## The input
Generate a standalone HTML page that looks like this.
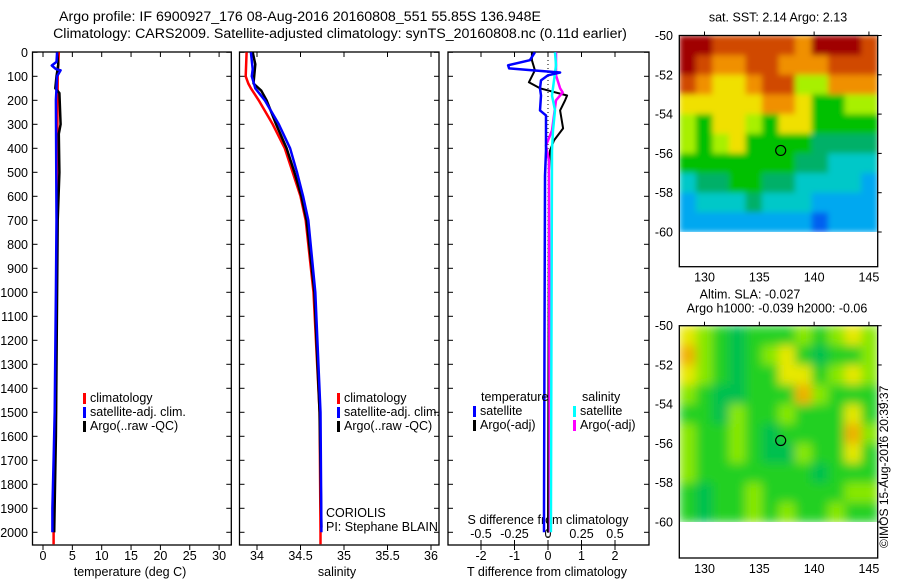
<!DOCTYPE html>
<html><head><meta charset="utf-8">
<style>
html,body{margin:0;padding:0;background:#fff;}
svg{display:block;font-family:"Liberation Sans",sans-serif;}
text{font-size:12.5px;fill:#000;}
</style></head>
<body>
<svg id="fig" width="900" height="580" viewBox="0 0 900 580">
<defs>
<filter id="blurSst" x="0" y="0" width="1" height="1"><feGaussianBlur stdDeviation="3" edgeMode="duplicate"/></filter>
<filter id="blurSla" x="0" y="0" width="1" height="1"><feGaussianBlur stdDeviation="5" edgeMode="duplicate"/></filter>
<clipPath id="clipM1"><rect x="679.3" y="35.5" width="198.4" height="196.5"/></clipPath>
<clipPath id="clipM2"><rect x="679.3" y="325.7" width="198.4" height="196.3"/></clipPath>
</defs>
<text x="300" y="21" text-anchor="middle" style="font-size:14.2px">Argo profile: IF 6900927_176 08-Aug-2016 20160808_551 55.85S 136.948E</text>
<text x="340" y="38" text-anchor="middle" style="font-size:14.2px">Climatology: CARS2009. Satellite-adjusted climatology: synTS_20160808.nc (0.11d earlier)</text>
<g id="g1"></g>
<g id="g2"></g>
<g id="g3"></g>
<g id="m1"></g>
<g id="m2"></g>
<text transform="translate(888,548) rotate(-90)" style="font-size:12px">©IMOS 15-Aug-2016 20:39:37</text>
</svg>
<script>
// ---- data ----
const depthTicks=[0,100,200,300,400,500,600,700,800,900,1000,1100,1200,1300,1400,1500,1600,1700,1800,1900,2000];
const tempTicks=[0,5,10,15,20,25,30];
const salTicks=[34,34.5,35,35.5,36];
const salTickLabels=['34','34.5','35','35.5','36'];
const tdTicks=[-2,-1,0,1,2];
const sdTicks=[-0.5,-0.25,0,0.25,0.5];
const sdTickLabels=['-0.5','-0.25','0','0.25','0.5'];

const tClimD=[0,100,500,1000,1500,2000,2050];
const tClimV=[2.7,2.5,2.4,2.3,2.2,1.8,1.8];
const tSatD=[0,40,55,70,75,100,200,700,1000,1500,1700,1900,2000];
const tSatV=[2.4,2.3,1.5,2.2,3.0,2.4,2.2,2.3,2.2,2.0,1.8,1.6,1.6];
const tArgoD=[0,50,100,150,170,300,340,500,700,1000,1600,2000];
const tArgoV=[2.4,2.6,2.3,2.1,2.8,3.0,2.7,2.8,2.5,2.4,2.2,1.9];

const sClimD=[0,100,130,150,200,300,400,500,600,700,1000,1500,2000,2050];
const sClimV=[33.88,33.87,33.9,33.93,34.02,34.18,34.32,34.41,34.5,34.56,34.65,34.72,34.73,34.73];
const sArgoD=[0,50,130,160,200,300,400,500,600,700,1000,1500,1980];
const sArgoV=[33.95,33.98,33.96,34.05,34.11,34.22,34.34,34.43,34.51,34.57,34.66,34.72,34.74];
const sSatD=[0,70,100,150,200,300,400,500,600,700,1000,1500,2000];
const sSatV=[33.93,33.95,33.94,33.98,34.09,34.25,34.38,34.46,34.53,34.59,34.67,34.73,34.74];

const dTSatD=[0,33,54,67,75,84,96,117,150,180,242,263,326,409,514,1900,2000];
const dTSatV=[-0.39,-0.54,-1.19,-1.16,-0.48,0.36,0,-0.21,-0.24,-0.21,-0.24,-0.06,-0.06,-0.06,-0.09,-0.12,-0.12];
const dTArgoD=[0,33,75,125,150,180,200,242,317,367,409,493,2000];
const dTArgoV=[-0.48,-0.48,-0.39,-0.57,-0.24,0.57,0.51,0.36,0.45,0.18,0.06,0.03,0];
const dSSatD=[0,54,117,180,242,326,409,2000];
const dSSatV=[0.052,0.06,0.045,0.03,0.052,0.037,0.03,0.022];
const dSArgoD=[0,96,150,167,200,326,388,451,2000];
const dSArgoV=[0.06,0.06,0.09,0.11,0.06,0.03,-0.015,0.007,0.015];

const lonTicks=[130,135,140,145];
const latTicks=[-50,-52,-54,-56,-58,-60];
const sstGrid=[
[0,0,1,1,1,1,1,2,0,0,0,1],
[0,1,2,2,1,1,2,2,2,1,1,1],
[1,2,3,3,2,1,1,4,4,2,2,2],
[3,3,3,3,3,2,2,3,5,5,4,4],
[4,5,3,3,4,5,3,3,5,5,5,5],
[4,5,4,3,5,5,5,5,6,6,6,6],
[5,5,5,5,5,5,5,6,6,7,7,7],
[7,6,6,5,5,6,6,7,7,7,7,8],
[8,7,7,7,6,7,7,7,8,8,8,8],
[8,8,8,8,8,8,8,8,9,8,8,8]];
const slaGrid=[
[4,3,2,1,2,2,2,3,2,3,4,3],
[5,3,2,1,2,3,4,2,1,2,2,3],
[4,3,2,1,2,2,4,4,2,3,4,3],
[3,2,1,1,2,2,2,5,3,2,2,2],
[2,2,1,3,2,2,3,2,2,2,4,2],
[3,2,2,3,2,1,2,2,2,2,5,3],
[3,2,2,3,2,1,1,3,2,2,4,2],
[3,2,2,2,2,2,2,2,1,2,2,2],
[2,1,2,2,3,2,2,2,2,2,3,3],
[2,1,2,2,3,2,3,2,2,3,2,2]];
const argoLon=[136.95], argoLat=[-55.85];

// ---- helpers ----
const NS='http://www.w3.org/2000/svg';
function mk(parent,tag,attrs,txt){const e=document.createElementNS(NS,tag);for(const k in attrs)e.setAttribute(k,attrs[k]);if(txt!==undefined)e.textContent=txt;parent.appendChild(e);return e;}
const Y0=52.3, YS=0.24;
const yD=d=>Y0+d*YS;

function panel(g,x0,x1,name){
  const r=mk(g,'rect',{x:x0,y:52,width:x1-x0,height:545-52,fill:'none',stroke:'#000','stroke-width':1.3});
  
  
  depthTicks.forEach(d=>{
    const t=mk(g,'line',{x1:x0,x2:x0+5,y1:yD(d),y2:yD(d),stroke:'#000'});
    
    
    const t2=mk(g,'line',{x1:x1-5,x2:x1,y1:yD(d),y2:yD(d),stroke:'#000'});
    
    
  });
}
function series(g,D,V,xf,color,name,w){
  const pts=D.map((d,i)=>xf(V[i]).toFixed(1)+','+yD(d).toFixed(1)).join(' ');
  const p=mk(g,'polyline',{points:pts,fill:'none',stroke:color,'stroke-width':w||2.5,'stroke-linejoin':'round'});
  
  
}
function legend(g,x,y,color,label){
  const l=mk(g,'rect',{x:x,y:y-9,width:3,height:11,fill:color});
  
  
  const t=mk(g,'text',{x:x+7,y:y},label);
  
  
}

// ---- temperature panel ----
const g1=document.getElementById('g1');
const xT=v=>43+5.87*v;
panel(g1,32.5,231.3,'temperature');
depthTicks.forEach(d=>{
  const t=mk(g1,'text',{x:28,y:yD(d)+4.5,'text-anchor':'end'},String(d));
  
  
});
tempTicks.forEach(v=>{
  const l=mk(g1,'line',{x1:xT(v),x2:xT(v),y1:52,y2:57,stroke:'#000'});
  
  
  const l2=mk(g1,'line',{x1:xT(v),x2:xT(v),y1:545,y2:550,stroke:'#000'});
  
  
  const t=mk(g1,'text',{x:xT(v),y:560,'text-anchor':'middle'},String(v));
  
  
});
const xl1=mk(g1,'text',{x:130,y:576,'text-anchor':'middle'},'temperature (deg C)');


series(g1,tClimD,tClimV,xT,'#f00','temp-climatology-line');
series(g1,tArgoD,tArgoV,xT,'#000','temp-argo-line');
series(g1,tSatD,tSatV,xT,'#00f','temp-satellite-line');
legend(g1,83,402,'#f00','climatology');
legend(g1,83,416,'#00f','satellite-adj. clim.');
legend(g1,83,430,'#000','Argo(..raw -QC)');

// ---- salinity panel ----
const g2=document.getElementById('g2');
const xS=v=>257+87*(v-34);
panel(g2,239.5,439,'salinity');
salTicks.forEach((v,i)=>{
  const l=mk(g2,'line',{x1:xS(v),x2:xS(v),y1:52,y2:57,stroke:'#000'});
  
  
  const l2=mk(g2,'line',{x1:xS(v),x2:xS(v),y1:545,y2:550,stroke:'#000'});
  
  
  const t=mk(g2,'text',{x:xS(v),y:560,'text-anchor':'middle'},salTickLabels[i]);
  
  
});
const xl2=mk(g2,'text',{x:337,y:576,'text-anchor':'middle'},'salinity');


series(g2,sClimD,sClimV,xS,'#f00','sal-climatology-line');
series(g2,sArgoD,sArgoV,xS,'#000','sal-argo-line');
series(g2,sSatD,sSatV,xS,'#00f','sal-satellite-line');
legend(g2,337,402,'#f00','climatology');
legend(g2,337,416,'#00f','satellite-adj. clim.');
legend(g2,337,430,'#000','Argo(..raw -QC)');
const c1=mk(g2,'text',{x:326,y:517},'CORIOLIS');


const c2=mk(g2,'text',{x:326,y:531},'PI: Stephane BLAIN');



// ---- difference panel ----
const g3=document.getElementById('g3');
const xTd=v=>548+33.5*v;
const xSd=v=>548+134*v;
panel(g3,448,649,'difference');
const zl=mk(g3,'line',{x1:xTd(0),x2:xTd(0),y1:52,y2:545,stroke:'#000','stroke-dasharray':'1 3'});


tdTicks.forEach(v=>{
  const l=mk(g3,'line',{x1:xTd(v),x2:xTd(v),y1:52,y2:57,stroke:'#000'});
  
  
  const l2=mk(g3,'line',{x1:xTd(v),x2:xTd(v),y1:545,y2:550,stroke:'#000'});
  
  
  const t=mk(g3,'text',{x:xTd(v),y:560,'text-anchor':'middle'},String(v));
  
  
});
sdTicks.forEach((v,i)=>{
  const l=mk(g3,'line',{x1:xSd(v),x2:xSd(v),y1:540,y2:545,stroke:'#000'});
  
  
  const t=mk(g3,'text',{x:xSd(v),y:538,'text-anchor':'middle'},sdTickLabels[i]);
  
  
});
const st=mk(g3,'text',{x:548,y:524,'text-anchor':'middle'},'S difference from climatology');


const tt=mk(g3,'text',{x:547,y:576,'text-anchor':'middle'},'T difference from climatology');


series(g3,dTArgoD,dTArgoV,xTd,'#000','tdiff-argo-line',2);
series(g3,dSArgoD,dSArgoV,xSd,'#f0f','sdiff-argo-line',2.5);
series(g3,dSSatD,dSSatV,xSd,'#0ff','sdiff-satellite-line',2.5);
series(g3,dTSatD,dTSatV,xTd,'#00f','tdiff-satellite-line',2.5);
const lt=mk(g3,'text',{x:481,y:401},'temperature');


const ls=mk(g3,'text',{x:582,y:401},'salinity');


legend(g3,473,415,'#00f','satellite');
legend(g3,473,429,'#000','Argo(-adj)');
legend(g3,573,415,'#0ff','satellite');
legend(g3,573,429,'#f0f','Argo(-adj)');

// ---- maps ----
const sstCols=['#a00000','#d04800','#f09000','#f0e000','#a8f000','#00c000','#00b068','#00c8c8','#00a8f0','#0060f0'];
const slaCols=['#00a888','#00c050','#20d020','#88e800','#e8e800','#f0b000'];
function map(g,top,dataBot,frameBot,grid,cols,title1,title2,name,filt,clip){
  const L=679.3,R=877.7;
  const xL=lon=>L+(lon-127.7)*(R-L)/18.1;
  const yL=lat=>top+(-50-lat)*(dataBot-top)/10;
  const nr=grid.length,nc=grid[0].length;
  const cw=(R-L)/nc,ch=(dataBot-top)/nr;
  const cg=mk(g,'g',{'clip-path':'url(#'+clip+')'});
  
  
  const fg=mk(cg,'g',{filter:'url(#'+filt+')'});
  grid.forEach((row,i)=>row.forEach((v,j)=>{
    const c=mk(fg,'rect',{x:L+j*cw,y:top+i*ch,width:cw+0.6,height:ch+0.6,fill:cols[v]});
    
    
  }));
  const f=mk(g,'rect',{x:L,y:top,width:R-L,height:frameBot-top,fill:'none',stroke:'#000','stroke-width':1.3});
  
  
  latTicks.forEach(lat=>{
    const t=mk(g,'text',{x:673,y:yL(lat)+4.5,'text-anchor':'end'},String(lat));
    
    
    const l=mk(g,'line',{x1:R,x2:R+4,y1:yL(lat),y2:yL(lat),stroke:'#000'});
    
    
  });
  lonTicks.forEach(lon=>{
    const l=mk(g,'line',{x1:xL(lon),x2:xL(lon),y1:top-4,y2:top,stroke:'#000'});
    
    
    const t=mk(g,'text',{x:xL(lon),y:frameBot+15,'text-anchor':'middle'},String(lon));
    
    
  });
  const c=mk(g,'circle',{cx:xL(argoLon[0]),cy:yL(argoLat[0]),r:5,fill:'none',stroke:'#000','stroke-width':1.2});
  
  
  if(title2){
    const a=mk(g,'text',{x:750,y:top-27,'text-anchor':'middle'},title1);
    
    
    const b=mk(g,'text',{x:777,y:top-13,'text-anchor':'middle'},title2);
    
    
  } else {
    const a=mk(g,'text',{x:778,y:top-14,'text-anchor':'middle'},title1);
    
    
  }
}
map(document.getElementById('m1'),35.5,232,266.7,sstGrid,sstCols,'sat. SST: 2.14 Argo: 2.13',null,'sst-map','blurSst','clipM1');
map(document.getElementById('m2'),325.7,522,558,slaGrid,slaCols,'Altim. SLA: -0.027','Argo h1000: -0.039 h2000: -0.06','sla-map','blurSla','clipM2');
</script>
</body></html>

---

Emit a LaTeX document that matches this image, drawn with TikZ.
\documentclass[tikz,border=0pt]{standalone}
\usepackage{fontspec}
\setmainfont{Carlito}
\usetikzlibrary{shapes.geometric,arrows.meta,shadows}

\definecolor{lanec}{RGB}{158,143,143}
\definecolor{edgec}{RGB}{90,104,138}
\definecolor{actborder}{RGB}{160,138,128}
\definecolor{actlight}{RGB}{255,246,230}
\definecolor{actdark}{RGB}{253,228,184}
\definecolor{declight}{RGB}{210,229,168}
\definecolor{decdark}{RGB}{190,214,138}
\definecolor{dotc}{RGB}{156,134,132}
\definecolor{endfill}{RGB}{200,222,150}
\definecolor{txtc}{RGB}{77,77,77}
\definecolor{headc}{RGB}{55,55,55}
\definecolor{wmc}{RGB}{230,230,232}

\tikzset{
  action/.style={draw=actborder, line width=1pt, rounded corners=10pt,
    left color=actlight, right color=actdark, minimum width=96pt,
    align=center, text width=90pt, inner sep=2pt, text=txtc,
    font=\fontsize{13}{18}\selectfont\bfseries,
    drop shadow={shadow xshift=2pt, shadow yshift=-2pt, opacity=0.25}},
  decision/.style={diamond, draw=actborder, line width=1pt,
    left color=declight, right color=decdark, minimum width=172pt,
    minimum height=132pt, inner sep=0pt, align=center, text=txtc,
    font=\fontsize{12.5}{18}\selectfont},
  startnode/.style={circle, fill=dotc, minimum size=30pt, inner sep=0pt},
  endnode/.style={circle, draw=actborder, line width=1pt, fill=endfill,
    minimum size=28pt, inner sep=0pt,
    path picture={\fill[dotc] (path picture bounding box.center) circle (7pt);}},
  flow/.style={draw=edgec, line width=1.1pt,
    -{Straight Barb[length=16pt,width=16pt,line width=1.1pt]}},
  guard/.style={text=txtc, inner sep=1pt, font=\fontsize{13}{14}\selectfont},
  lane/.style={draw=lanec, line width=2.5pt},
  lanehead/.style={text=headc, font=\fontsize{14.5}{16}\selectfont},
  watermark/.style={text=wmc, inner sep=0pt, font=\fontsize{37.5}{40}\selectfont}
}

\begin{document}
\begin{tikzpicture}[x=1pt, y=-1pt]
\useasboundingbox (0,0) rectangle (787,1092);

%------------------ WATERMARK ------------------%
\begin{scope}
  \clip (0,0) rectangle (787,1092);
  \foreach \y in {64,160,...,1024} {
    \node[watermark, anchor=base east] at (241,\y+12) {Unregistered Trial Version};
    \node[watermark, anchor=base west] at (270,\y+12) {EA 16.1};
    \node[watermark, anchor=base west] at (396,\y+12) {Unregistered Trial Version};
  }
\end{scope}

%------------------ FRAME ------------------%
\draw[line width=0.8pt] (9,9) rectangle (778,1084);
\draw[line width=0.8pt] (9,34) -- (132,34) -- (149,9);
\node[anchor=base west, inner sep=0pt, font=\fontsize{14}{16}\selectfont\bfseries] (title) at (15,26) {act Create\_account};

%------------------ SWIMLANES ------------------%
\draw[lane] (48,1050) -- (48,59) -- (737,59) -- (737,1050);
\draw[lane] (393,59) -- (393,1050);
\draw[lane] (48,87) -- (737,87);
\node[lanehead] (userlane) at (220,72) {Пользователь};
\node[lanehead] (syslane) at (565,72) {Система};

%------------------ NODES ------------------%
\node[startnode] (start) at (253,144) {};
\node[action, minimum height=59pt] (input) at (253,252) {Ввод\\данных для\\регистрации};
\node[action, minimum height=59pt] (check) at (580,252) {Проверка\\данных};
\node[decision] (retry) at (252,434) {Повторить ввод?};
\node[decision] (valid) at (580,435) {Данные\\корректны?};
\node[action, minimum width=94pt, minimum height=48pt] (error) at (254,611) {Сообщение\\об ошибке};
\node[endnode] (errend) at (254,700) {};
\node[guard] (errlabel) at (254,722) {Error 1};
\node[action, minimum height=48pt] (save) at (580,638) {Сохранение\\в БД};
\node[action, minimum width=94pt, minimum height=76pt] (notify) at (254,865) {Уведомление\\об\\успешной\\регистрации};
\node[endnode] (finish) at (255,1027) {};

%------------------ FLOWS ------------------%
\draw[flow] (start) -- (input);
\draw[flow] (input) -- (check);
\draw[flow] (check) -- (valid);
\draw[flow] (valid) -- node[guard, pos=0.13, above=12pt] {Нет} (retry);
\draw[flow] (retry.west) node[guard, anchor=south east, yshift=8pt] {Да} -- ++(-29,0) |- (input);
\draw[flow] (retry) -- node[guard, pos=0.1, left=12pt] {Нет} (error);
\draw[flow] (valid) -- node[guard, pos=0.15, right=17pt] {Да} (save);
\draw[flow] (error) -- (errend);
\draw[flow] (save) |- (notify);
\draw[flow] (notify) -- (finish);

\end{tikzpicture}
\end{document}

## Aim of the exercise
Check each line of the records for the word "this", and show the lines that contain it.

## Task result
Generate a standalone HTML page that looks like this.
Emit a LaTeX document that matches this image, drawn with TikZ.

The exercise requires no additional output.